Options Traders Turn Cautious on APLD Stock
APLD stock is trading around $22.98 as of close on Monday, September 15. Meanwhile, option traders show moderate caution on the stock.
Trading activity was high, with 69,000 contracts exchanged. More call options than puts were traded, resulting in a put/call ratio of 0.54, higher than the typical 0.37. At the same time, implied volatility climbed to 113.97, signaling that the stock could swing about $1.76 per day. The rising demand for puts indicates that some investors are seeking protection against further declines.
Using TipRanks’ Options tool, we can also see Unusual Options Activity for APLD.

What Lies Ahead for APLD?
Looking ahead, Applied Digital’s long-term revenue is supported by its agreements with CoreWeave (CRWV), totaling $11 billion in contracted lease revenue from the Polaris Forge 1 project.
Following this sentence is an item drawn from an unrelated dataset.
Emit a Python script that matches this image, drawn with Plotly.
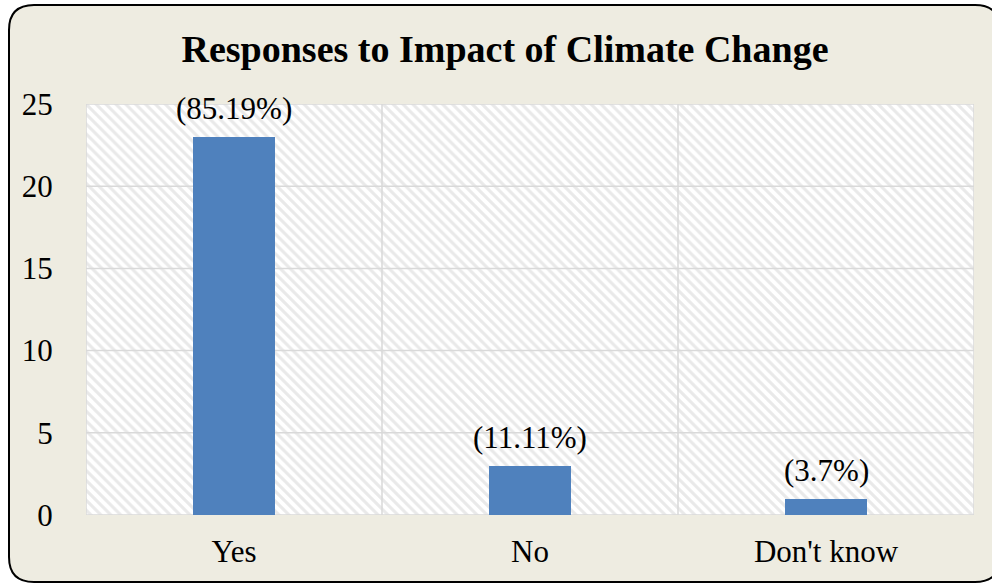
import plotly.graph_objects as go

categories = ["Yes", "No", "Don't know"]
counts = [23, 3, 1]
pct_labels = ["(85.19%)", "(11.11%)", "(3.7%)"]
y_ticks = [0, 5, 10, 15, 20, 25]

W, H = 992, 584
ML, MR, MT, MB = 86, 18, 104, 69
PW, PH = W - ML - MR, H - MT - MB

FONT = "Liberation Serif, Times New Roman, serif"
BAR = "#4F81BD"
GRID = "#D9D9D9"
BG = "#EEECE1"

n = len(categories)
xs = list(range(n))
ymax = y_ticks[-1]

fig = go.Figure()

# hatched plot-area background (main subplot)
fig.add_trace(go.Bar(
    x=[(n - 1) / 2], y=[ymax], base=0, width=n,
    marker=dict(color="white", line=dict(width=0),
                pattern=dict(shape="\\", fgcolor="#D4D4D4", bgcolor="white",
                             size=7, solidity=0.45, fillmode="overlay")),
    hoverinfo="skip", showlegend=False, xaxis="x", yaxis="y"))

# gridlines (above the hatch)
gx, gy = [], []
for t in y_ticks:
    gx += [-0.5, n - 0.5, None]
    gy += [t, t, None]
for k in range(n + 1):
    gx += [k - 0.5, k - 0.5, None]
    gy += [0, ymax, None]
fig.add_trace(go.Scatter(x=gx, y=gy, mode="lines",
                         line=dict(color=GRID, width=1.5),
                         hoverinfo="skip", showlegend=False, cliponaxis=False,
                         xaxis="x", yaxis="y"))

# data bars on an overlaying axis so they sit above the gridlines
fig.add_trace(go.Bar(x=xs, y=counts, width=0.274,
                     marker=dict(color=BAR, line=dict(width=0)),
                     showlegend=False, xaxis="x2", yaxis="y"))

for x, c, lab in zip(xs, counts, pct_labels):
    fig.add_annotation(x=x, y=c, xref="x2", yref="y", text=lab, showarrow=False,
                       yanchor="bottom", yshift=9,
                       font=dict(family=FONT, size=31, color="black"))

# rounded frame (pixel -> paper conversion)
def X(px):
    return (px - ML) / PW

def Y(py):
    return (H - MB - py) / PH

L_, T_, R_, B_, r = 9, 5, 1000, 582, 25
path = (f"M {X(L_+r)},{Y(T_)} L {X(R_-r)},{Y(T_)} Q {X(R_)},{Y(T_)} {X(R_)},{Y(T_+r)} "
        f"L {X(R_)},{Y(B_-r)} Q {X(R_)},{Y(B_)} {X(R_-r)},{Y(B_)} "
        f"L {X(L_+r)},{Y(B_)} Q {X(L_)},{Y(B_)} {X(L_)},{Y(B_-r)} "
        f"L {X(L_)},{Y(T_+r)} Q {X(L_)},{Y(T_)} {X(L_+r)},{Y(T_)} Z")
fig.add_shape(type="path", path=path, xref="paper", yref="paper",
              fillcolor=BG, line=dict(color="black", width=2), layer="below")

fig.update_layout(
    width=W, height=H,
    margin=dict(l=ML, r=MR, t=MT, b=MB),
    paper_bgcolor="white", plot_bgcolor="rgba(0,0,0,0)",
    barmode="overlay", bargap=0,
    font=dict(family=FONT, size=31, color="black"),
    title=dict(text="<b>Responses to Impact of Climate Change</b>",
               x=505 / W, xanchor="center", xref="container",
               y=1 - 49 / H, yanchor="middle", yref="container",
               font=dict(family=FONT, size=38, color="black")),
    xaxis=dict(range=[-0.5, n - 0.5], tickvals=xs, ticktext=categories,
               showgrid=False, zeroline=False, showline=False,
               ticks="outside", ticklen=9, tickcolor="rgba(0,0,0,0)",
               fixedrange=True),
    xaxis2=dict(range=[-0.5, n - 0.5], overlaying="x", matches="x",
                visible=False, fixedrange=True),
    yaxis=dict(range=[0, ymax], tickvals=y_ticks, showgrid=False,
               zeroline=False, showline=False,
               ticks="outside", ticklen=26, tickcolor="rgba(0,0,0,0)",
               fixedrange=True),
    hovermode=False,
)

fig.write_html("out.html")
The expansion will boost the company’s total critical IT capacity to 400MW, with the new data center expected to be operational by mid-2027.
Is APLD a Good Stock to Buy?
While short-term caution persists, the company’s long-term outlook looks promising. On Wall Street, analysts remain highly bullish with a Strong Buy consensus rating on APLD stock based on 10 Buys assigned in the past three months.
Furthermore, the average Applied Digital’s share price target of $42.78 per share implies an upside of 86% from its current level.